══ Raw data ══

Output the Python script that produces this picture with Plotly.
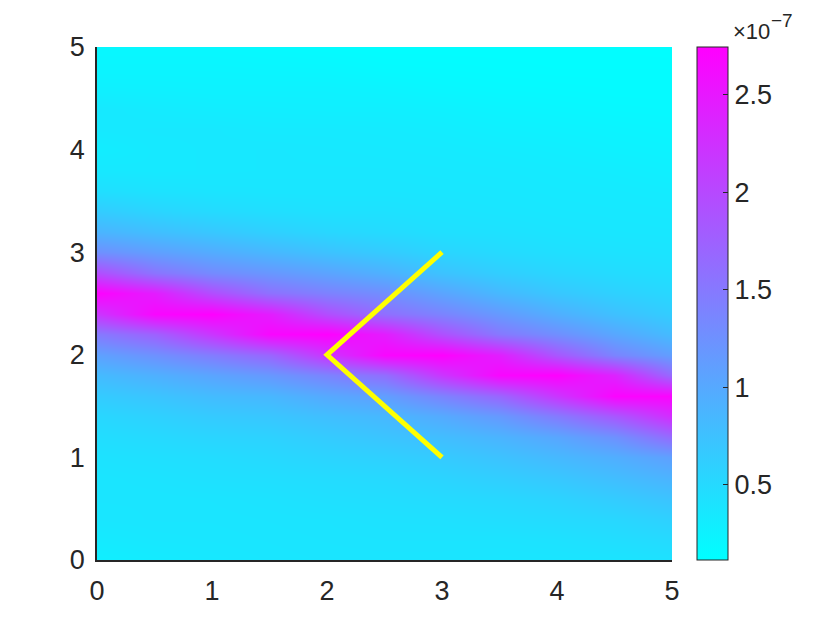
import numpy as np
import plotly.graph_objects as go

# grid coordinates
x_grid = [0, 0.5, 1, 1.5, 2, 2.5, 3, 3.5, 4, 4.5, 5]
y_grid = [0, 0.2, 0.4, 0.6, 0.8, 1.0, 1.2, 1.4, 1.6, 1.8, 2.0, 2.2, 2.4, 2.6,
          2.8, 3.0, 3.2, 3.4, 3.6, 3.8, 4.0, 4.2, 4.4, 4.6, 4.8, 5.0]

# field values (units of 1e-7), one list per x column, bottom (y=0) to top (y=5)
col_x0_0 = [0.28, 0.33, 0.37, 0.38, 0.38, 0.41, 0.46, 0.53, 0.65, 0.82, 1.08, 1.49, 2.20, 2.73, 1.95, 1.26, 0.89, 0.64, 0.45, 0.35, 0.30, 0.34, 0.35, 0.27, 0.22, 0.19]
col_x0_5 = [0.32, 0.36, 0.38, 0.38, 0.40, 0.44, 0.50, 0.59, 0.72, 0.93, 1.25, 1.75, 2.68, 2.45, 1.55, 1.10, 0.78, 0.55, 0.41, 0.34, 0.34, 0.35, 0.32, 0.26, 0.22, 0.19]
col_x1_0 = [0.35, 0.37, 0.38, 0.39, 0.43, 0.47, 0.55, 0.66, 0.81, 1.05, 1.46, 2.20, 2.74, 1.95, 1.32, 0.97, 0.69, 0.49, 0.39, 0.35, 0.35, 0.35, 0.30, 0.25, 0.22, 0.19]
col_x1_5 = [0.37, 0.38, 0.39, 0.41, 0.45, 0.51, 0.58, 0.70, 0.86, 1.18, 1.70, 2.68, 2.45, 1.58, 1.19, 0.85, 0.60, 0.45, 0.38, 0.36, 0.36, 0.33, 0.29, 0.25, 0.21, 0.17]
col_x2_0 = [0.38, 0.39, 0.40, 0.44, 0.48, 0.56, 0.65, 0.78, 1.00, 1.39, 2.20, 2.74, 1.95, 1.41, 1.06, 0.74, 0.53, 0.42, 0.38, 0.36, 0.35, 0.33, 0.28, 0.25, 0.20, 0.15]
col_x2_5 = [0.38, 0.40, 0.42, 0.46, 0.51, 0.60, 0.72, 0.85, 1.11, 1.62, 2.68, 2.45, 1.60, 1.28, 0.92, 0.65, 0.49, 0.42, 0.38, 0.36, 0.34, 0.32, 0.28, 0.23, 0.17, 0.13]
col_x3_0 = [0.38, 0.40, 0.43, 0.49, 0.56, 0.66, 0.79, 0.99, 1.39, 2.20, 2.74, 1.92, 1.39, 1.05, 0.74, 0.55, 0.44, 0.40, 0.37, 0.35, 0.33, 0.30, 0.26, 0.20, 0.16, 0.13]
col_x3_5 = [0.37, 0.40, 0.46, 0.52, 0.62, 0.74, 0.89, 1.17, 1.70, 2.68, 2.43, 1.50, 1.16, 0.84, 0.62, 0.49, 0.42, 0.38, 0.36, 0.34, 0.31, 0.27, 0.23, 0.18, 0.15, 0.13]
col_x4_0 = [0.38, 0.42, 0.49, 0.57, 0.69, 0.84, 1.03, 1.48, 2.20, 2.74, 1.85, 1.27, 0.94, 0.69, 0.54, 0.44, 0.39, 0.36, 0.34, 0.32, 0.29, 0.25, 0.21, 0.17, 0.14, 0.13]
col_x4_5 = [0.39, 0.46, 0.53, 0.65, 0.79, 0.95, 1.25, 1.85, 2.70, 2.38, 1.38, 1.02, 0.76, 0.59, 0.48, 0.41, 0.37, 0.35, 0.33, 0.30, 0.26, 0.23, 0.19, 0.16, 0.14, 0.13]
col_x5_0 = [0.42, 0.50, 0.60, 0.74, 0.90, 1.10, 1.65, 2.30, 2.70, 1.65, 1.11, 0.81, 0.63, 0.52, 0.44, 0.39, 0.36, 0.34, 0.31, 0.27, 0.24, 0.21, 0.18, 0.16, 0.14, 0.12]

# yellow path
path_x = [3, 2, 3]
path_y = [3, 2, 1]

# ticks
axis_ticks = [0, 1, 2, 3, 4, 5]
cbar_ticks = [0.5, 1, 1.5, 2, 2.5]
cbar_ticktext = ["0.5", "1", "1.5", "2", "2.5"]
z_min, z_max = 0.115, 2.746

columns = [col_x0_0, col_x0_5, col_x1_0, col_x1_5, col_x2_0, col_x2_5,
           col_x3_0, col_x3_5, col_x4_0, col_x4_5, col_x5_0]
z = np.array(columns).T

FONT = "Liberation Sans, Arial, Helvetica, sans-serif"
TXT = "rgb(38,38,38)"
TICK_SIZE = 27

fig = go.Figure()
fig.add_trace(go.Heatmap(
    x=x_grid, y=y_grid, z=z, zsmooth="best",
    zmin=z_min, zmax=z_max,
    colorscale=[[0, "rgb(0,255,255)"], [1, "rgb(255,0,255)"]],
    colorbar=dict(
        thickness=31, len=1, lenmode="fraction", y=0.5, yanchor="middle",
        x=1.0435, xanchor="left", xpad=0, ypad=0,
        outlinewidth=1, outlinecolor=TXT,
        ticks="inside", ticklen=5, tickcolor=TXT, tickwidth=1,
        tickvals=cbar_ticks, ticktext=cbar_ticktext,
        tickfont=dict(family=FONT, size=TICK_SIZE, color=TXT),
    ),
    hoverinfo="skip",
))
fig.add_trace(go.Scatter(
    x=path_x, y=path_y, mode="lines",
    line=dict(color="rgb(255,255,0)", width=5),
    showlegend=False, hoverinfo="skip",
))

# page body has an 8px margin, so the figure is shrunk to fit the 840x630 window
fig.update_layout(
    width=832, height=622,
    margin=dict(l=89, r=168, t=39, b=70),
    paper_bgcolor="white", plot_bgcolor="white",
    showlegend=False,
    xaxis=dict(range=[0, 5], tickvals=axis_ticks, showgrid=False, zeroline=False,
               showline=True, linecolor=TXT, linewidth=1.5, ticks="", mirror=False,
               ticklabelstandoff=6,
               tickfont=dict(family=FONT, size=TICK_SIZE, color=TXT)),
    yaxis=dict(range=[0, 5], tickvals=axis_ticks, showgrid=False, zeroline=False,
               showline=True, linecolor=TXT, linewidth=1.5, ticks="", mirror=False,
               ticklabelstandoff=5,
               tickfont=dict(family=FONT, size=TICK_SIZE, color=TXT)),
    annotations=[
        dict(text="×10", xref="paper", yref="paper",
             x=1.102, y=1.031, xanchor="left", yanchor="middle", showarrow=False,
             font=dict(family=FONT, size=22, color=TXT)),
        dict(text="\u22127", xref="paper", yref="paper",
             x=1.168, y=1.0526, xanchor="left", yanchor="middle", showarrow=False,
             font=dict(family=FONT, size=19, color=TXT)),
    ],
)

fig.write_html("out.html")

═══

### Problem details
All of the material above should be reproduced exactly, except the pictures.

### Exercise output
Output the Python script that produces this picture with Plotly.
import numpy as np
import plotly.graph_objects as go

# grid coordinates
x_grid = [0, 0.5, 1, 1.5, 2, 2.5, 3, 3.5, 4, 4.5, 5]
y_grid = [0, 0.2, 0.4, 0.6, 0.8, 1.0, 1.2, 1.4, 1.6, 1.8, 2.0, 2.2, 2.4, 2.6,
          2.8, 3.0, 3.2, 3.4, 3.6, 3.8, 4.0, 4.2, 4.4, 4.6, 4.8, 5.0]

# field values (units of 1e-7), one list per x column, bottom (y=0) to top (y=5)
col_x0_0 = [0.28, 0.33, 0.37, 0.38, 0.38, 0.41, 0.46, 0.53, 0.65, 0.82, 1.08, 1.49, 2.20, 2.73, 1.95, 1.26, 0.89, 0.64, 0.45, 0.35, 0.30, 0.34, 0.35, 0.27, 0.22, 0.19]
col_x0_5 = [0.32, 0.36, 0.38, 0.38, 0.40, 0.44, 0.50, 0.59, 0.72, 0.93, 1.25, 1.75, 2.68, 2.45, 1.55, 1.10, 0.78, 0.55, 0.41, 0.34, 0.34, 0.35, 0.32, 0.26, 0.22, 0.19]
col_x1_0 = [0.35, 0.37, 0.38, 0.39, 0.43, 0.47, 0.55, 0.66, 0.81, 1.05, 1.46, 2.20, 2.74, 1.95, 1.32, 0.97, 0.69, 0.49, 0.39, 0.35, 0.35, 0.35, 0.30, 0.25, 0.22, 0.19]
col_x1_5 = [0.37, 0.38, 0.39, 0.41, 0.45, 0.51, 0.58, 0.70, 0.86, 1.18, 1.70, 2.68, 2.45, 1.58, 1.19, 0.85, 0.60, 0.45, 0.38, 0.36, 0.36, 0.33, 0.29, 0.25, 0.21, 0.17]
col_x2_0 = [0.38, 0.39, 0.40, 0.44, 0.48, 0.56, 0.65, 0.78, 1.00, 1.39, 2.20, 2.74, 1.95, 1.41, 1.06, 0.74, 0.53, 0.42, 0.38, 0.36, 0.35, 0.33, 0.28, 0.25, 0.20, 0.15]
col_x2_5 = [0.38, 0.40, 0.42, 0.46, 0.51, 0.60, 0.72, 0.85, 1.11, 1.62, 2.68, 2.45, 1.60, 1.28, 0.92, 0.65, 0.49, 0.42, 0.38, 0.36, 0.34, 0.32, 0.28, 0.23, 0.17, 0.13]
col_x3_0 = [0.38, 0.40, 0.43, 0.49, 0.56, 0.66, 0.79, 0.99, 1.39, 2.20, 2.74, 1.92, 1.39, 1.05, 0.74, 0.55, 0.44, 0.40, 0.37, 0.35, 0.33, 0.30, 0.26, 0.20, 0.16, 0.13]
col_x3_5 = [0.37, 0.40, 0.46, 0.52, 0.62, 0.74, 0.89, 1.17, 1.70, 2.68, 2.43, 1.50, 1.16, 0.84, 0.62, 0.49, 0.42, 0.38, 0.36, 0.34, 0.31, 0.27, 0.23, 0.18, 0.15, 0.13]
col_x4_0 = [0.38, 0.42, 0.49, 0.57, 0.69, 0.84, 1.03, 1.48, 2.20, 2.74, 1.85, 1.27, 0.94, 0.69, 0.54, 0.44, 0.39, 0.36, 0.34, 0.32, 0.29, 0.25, 0.21, 0.17, 0.14, 0.13]
col_x4_5 = [0.39, 0.46, 0.53, 0.65, 0.79, 0.95, 1.25, 1.85, 2.70, 2.38, 1.38, 1.02, 0.76, 0.59, 0.48, 0.41, 0.37, 0.35, 0.33, 0.30, 0.26, 0.23, 0.19, 0.16, 0.14, 0.13]
col_x5_0 = [0.42, 0.50, 0.60, 0.74, 0.90, 1.10, 1.65, 2.30, 2.70, 1.65, 1.11, 0.81, 0.63, 0.52, 0.44, 0.39, 0.36, 0.34, 0.31, 0.27, 0.24, 0.21, 0.18, 0.16, 0.14, 0.12]

# yellow path
path_x = [3, 2, 3]
path_y = [3, 2, 1]

# ticks
axis_ticks = [0, 1, 2, 3, 4, 5]
cbar_ticks = [0.5, 1, 1.5, 2, 2.5]
cbar_ticktext = ["0.5", "1", "1.5", "2", "2.5"]
z_min, z_max = 0.115, 2.746

columns = [col_x0_0, col_x0_5, col_x1_0, col_x1_5, col_x2_0, col_x2_5,
           col_x3_0, col_x3_5, col_x4_0, col_x4_5, col_x5_0]
z = np.array(columns).T

FONT = "Liberation Sans, Arial, Helvetica, sans-serif"
TXT = "rgb(38,38,38)"
TICK_SIZE = 27

fig = go.Figure()
fig.add_trace(go.Heatmap(
    x=x_grid, y=y_grid, z=z, zsmooth="best",
    zmin=z_min, zmax=z_max,
    colorscale=[[0, "rgb(0,255,255)"], [1, "rgb(255,0,255)"]],
    colorbar=dict(
        thickness=31, len=1, lenmode="fraction", y=0.5, yanchor="middle",
        x=1.0435, xanchor="left", xpad=0, ypad=0,
        outlinewidth=1, outlinecolor=TXT,
        ticks="inside", ticklen=5, tickcolor=TXT, tickwidth=1,
        tickvals=cbar_ticks, ticktext=cbar_ticktext,
        tickfont=dict(family=FONT, size=TICK_SIZE, color=TXT),
    ),
    hoverinfo="skip",
))
fig.add_trace(go.Scatter(
    x=path_x, y=path_y, mode="lines",
    line=dict(color="rgb(255,255,0)", width=5),
    showlegend=False, hoverinfo="skip",
))

# page body has an 8px margin, so the figure is shrunk to fit the 840x630 window
fig.update_layout(
    width=832, height=622,
    margin=dict(l=89, r=168, t=39, b=70),
    paper_bgcolor="white", plot_bgcolor="white",
    showlegend=False,
    xaxis=dict(range=[0, 5], tickvals=axis_ticks, showgrid=False, zeroline=False,
               showline=True, linecolor=TXT, linewidth=1.5, ticks="", mirror=False,
               ticklabelstandoff=6,
               tickfont=dict(family=FONT, size=TICK_SIZE, color=TXT)),
    yaxis=dict(range=[0, 5], tickvals=axis_ticks, showgrid=False, zeroline=False,
               showline=True, linecolor=TXT, linewidth=1.5, ticks="", mirror=False,
               ticklabelstandoff=5,
               tickfont=dict(family=FONT, size=TICK_SIZE, color=TXT)),
    annotations=[
        dict(text="×10", xref="paper", yref="paper",
             x=1.102, y=1.031, xanchor="left", yanchor="middle", showarrow=False,
             font=dict(family=FONT, size=22, color=TXT)),
        dict(text="\u22127", xref="paper", yref="paper",
             x=1.168, y=1.0526, xanchor="left", yanchor="middle", showarrow=False,
             font=dict(family=FONT, size=19, color=TXT)),
    ],
)

fig.write_html("out.html")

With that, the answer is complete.